While bonding the applique parts for block 3 I made some hearts for the border as well - there will be a lot of blanket stitching with these in the evenings when the time comes!

Thursday, 26 April 2012

Munich in Spring

Today I will take you on a walk in Munich. Mr. K and I visited his sister in this area last week, and while she was busy with her studies, we enjoyed a day in the city. On the S-Bahn we met a big party of people dressed in Tracht, their traditional costume. I tried to take a picture, but they were in a hurry to get to the Cathedral on time for a First Communion. I love the long skirts of the ladies, worn with pretty aprons and short jackets. In my next post you will see some of the men's clothes a little closer.

This is where they were going, to the Frauenkirche behind the houses:

From the train we walked to Viktualienmarkt. It is a large farmers' market with all kinds of specialities. If you are interested, there is a lot of information in the link.

It is asparagus season, many stalls had this delicious treat beautifully displayed. Guess what I made for lunch today? Asparagus with Hollandaise sauce and prosciutto.

Fruit and vegetables.

Ornaments made of dried flowers and fruit.

Meat and sausages - the regulations must be different here where the meat is on the table and not cooled. The shops around this market had meat hanging in their window too.

There are six memorial fountains for folk singers and comedians around the market place, all donated by citizens of Munich. This one is for Liesl Karlstadt.

One of the many beer restaurants.

Turning back to the city

where we needed to sit down for tea/coffee and Apfelstrudel mit Eis und Sahne:

Rested and nourished we walked on to visit the Hunting and Fishing Museum.

The bronze boar

 and wels catfish, both about their natural size, guarded the entrance.

Inside the museum we concentrated on the fishing gear from stone age to early 20th century. We have been here before, so we skipped the hunting department. We had perfect timing: it rained while we were in, but it had stopped by the time we came out.

On the way back to the sister's home we noticed this lawn covered in tiny flowers.

I had to have a closer look. Veronica!

Next time I'll take you to something different, and show my latest finish which is just one block of the Scandinavian Christmas.

Sunday, 15 April 2012

Wintery crafts and migrating birds, or waiting for the Spring

The Spring is taking its time to arrive in our nick of the world. On Saturday we had some new snow again, you may see the white lines of wet snowflakes in this picture. As you can see, there is not very much snow left from the winter between the trees.

This kind of weather suits well for wintery crafts, so I knitted a pair of mittens after a traditional pattern from Northern Finland. I wanted to try this pattern, but in natural wool colours and not in the suggested bright colours you can see on the magazine's picture of their modernised mittens. The yarn is thick so the mittens were knitted in no time on 5 mm needles.

I have also been working on Scandinavian Christmas block 3. The cross stitch frame is finished, and most of the embroidery.

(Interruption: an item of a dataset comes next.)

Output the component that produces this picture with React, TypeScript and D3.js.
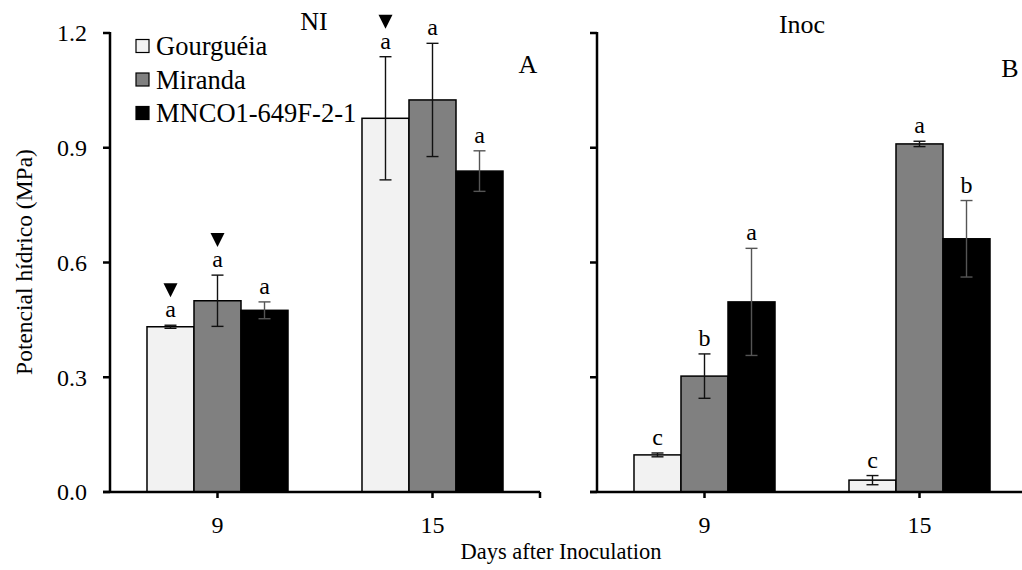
import * as d3 from "d3";
import { useEffect, useRef } from "react";

const days = ["9", "15"];
const genotypes = ["Gourguéia", "Miranda", "MNCO1-649F-2-1"];
const colors = ["#f2f2f2", "#808080", "#000000"];
const yTicks = [0, 0.3, 0.6, 0.9, 1.2];

// NI panel, rows = days, cols = genotypes
const niValues = [
  [0.432, 0.5, 0.475],
  [0.977, 1.025, 0.839],
];
const niErrors = [
  [0.004, 0.067, 0.022],
  [0.161, 0.148, 0.053],
];
const niLetters = [
  ["a", "a", "a"],
  ["a", "a", "a"],
];
const niMarked = [
  [true, true, false],
  [true, false, false],
];

// Inoc panel
const inocValues = [
  [0.097, 0.303, 0.497],
  [0.031, 0.91, 0.662],
];
const inocErrors = [
  [0.005, 0.058, 0.14],
  [0.012, 0.007, 0.1],
];
const inocLetters = [
  ["c", "b", "a"],
  ["c", "a", "b"],
];

export default function App() {
  const ref = useRef<SVGSVGElement>(null);

  useEffect(() => {
    const svg = d3.select(ref.current);
    svg.selectAll("*").remove();

    const width = 1022;
    const height = 570;
    const font = "'Liberation Serif', 'Times New Roman', serif";
    svg.attr("width", width).attr("height", height).attr("font-family", font);

    const y = d3.scaleLinear().domain([0, 1.2]).range([492, 33]);

    const drawPanel = (
      left: number,
      right: number,
      axisEnd: number,
      values: number[][],
      errors: number[][],
      letters: string[][],
      marked: boolean[][] | null,
      showLabels: boolean
    ) => {
      const g = svg.append("g");
      const x0 = d3.scaleBand().domain(days).range([left, right]).padding(0);
      const x1 = d3.scaleBand()
        .domain(genotypes)
        .range([0, x0.bandwidth()])
        .paddingInner(0)
        .paddingOuter(0.787);

      days.forEach((day, di) => {
        genotypes.forEach((gen, gi) => {
          const v = values[di][gi];
          const e = errors[di][gi];
          const bx = x0(day)! + x1(gen)!;
          const cx = bx + x1.bandwidth() / 2;
          g.append("rect")
            .attr("x", bx)
            .attr("y", y(v))
            .attr("width", x1.bandwidth())
            .attr("height", y(0) - y(v))
            .attr("fill", colors[gi])
            .attr("stroke", "#000")
            .attr("stroke-width", 1.5);
          const eb = g.append("g").attr("stroke", gi === 2 ? "#555" : "#111").attr("stroke-width", 1.4);
          eb.append("line").attr("x1", cx).attr("x2", cx).attr("y1", y(v - e)).attr("y2", y(v + e));
          [v - e, v + e].forEach(t => {
            eb.append("line").attr("x1", cx - 6).attr("x2", cx + 6).attr("y1", y(t)).attr("y2", y(t));
          });
          const ly = y(v + e) - 8;
          g.append("text")
            .attr("x", cx)
            .attr("y", ly)
            .attr("text-anchor", "middle")
            .attr("font-size", 24)
            .text(letters[di][gi]);
          if (marked && marked[di][gi]) {
            const ty = ly - 20;
            g.append("path")
              .attr("d", `M${cx - 7},${ty - 14}L${cx + 7},${ty - 14}L${cx},${ty}Z`)
              .attr("fill", "#000");
          }
        });
      });

      // y axis
      g.append("line")
        .attr("x1", left).attr("x2", left)
        .attr("y1", y(1.2) - 1).attr("y2", y(0))
        .attr("stroke", "#000").attr("stroke-width", 2.5);
      yTicks.forEach(t => {
        g.append("line")
          .attr("x1", left - 7).attr("x2", left)
          .attr("y1", y(t)).attr("y2", y(t))
          .attr("stroke", "#000").attr("stroke-width", 2.5);
        if (showLabels) {
          g.append("text")
            .attr("x", left - 23)
            .attr("y", y(t))
            .attr("dy", "0.35em")
            .attr("text-anchor", "end")
            .attr("font-size", 24)
            .text(d3.format(".1f")(t));
        }
      });

      // x axis
      g.append("line")
        .attr("x1", left - 7).attr("x2", axisEnd)
        .attr("y1", y(0)).attr("y2", y(0))
        .attr("stroke", "#000").attr("stroke-width", 2.5);
      days.forEach(day => {
        const cx = x0(day)! + x0.bandwidth() / 2;
        g.append("line")
          .attr("x1", cx).attr("x2", cx)
          .attr("y1", y(0)).attr("y2", y(0) + 6)
          .attr("stroke", "#000").attr("stroke-width", 2.5);
        g.append("text")
          .attr("x", cx)
          .attr("y", 533)
          .attr("text-anchor", "middle")
          .attr("font-size", 24)
          .text(day);
      });
      if (axisEnd === right) {
        g.append("line")
          .attr("x1", right).attr("x2", right)
          .attr("y1", y(0)).attr("y2", y(0) + 6)
          .attr("stroke", "#000").attr("stroke-width", 2.5);
      }
    };

    drawPanel(110, 540, 540, niValues, niErrors, niLetters, niMarked, true);
    drawPanel(597, 1027, 1022, inocValues, inocErrors, inocLetters, null, false);

    // panel titles
    const titles = [
      { t: "NI", x: 314, y: 30 },
      { t: "Inoc", x: 802, y: 33 },
      { t: "A", x: 528, y: 73 },
      { t: "B", x: 1010, y: 77 },
    ];
    titles.forEach(d => {
      svg.append("text")
        .attr("x", d.x).attr("y", d.y)
        .attr("text-anchor", "middle")
        .attr("font-size", 26)
        .text(d.t);
    });

    // legend
    const legend = svg.append("g");
    genotypes.forEach((gen, i) => {
      const ly = 46 + i * 33.5;
      legend.append("rect")
        .attr("x", 136).attr("y", ly - 6.5)
        .attr("width", 13).attr("height", 13)
        .attr("fill", colors[i])
        .attr("stroke", "#000").attr("stroke-width", 1.2);
      legend.append("text")
        .attr("x", 156).attr("y", ly)
        .attr("dy", "0.35em")
        .attr("font-size", 26.5)
        .text(gen);
    });

    // axis titles
    svg.append("text")
      .attr("transform", `translate(32,262) rotate(-90)`)
      .attr("text-anchor", "middle")
      .attr("font-size", 23.5)
      .text("Potencial hídrico (MPa)");
    svg.append("text")
      .attr("x", 561).attr("y", 559)
      .attr("text-anchor", "middle")
      .attr("font-size", 22.5)
      .text("Days after Inoculation");
  }, []);

  return (
    <div style={{ position: "absolute", left: 0, top: 0 }}>
      <svg ref={ref}></svg>
    </div>
  );
}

The blanket stitching around the appliqué is on my list now. Mr. K said the other night that there is quite a lot of work in that piece of fabric, and I couldn't agree more!

We have had some sunny days too, and the yellow daffodils I bought for Easter can stay out in the night too, as the night temperatures are keeping around freezing point, not too much under. 


New birds keep arriving these days. This dove came to taste our sunflower seeds. There seems to be a lot to eat on the ground under the bird feeder, when the bigger birds like jays mess around and look for peanuts on the tray and drop what they don't like!


A flock of finches has been there too. They are mainly insect eaters and really need the energy they can get from the seeds, as it is far too cold for almost any insects yet.


Every day there is a little less snow, maybe a new green point of a future daffodil to be seen. The snowdrops I showed in my previous post, and at the moment in my header, are still in bloom. Meanwhile the also looked like this

when they came out again after we had some 15 cm or 6 inches of snow at Easter. I could do without the snow by now. Really. Then I could start sewing other than woolly and christmassy projects too.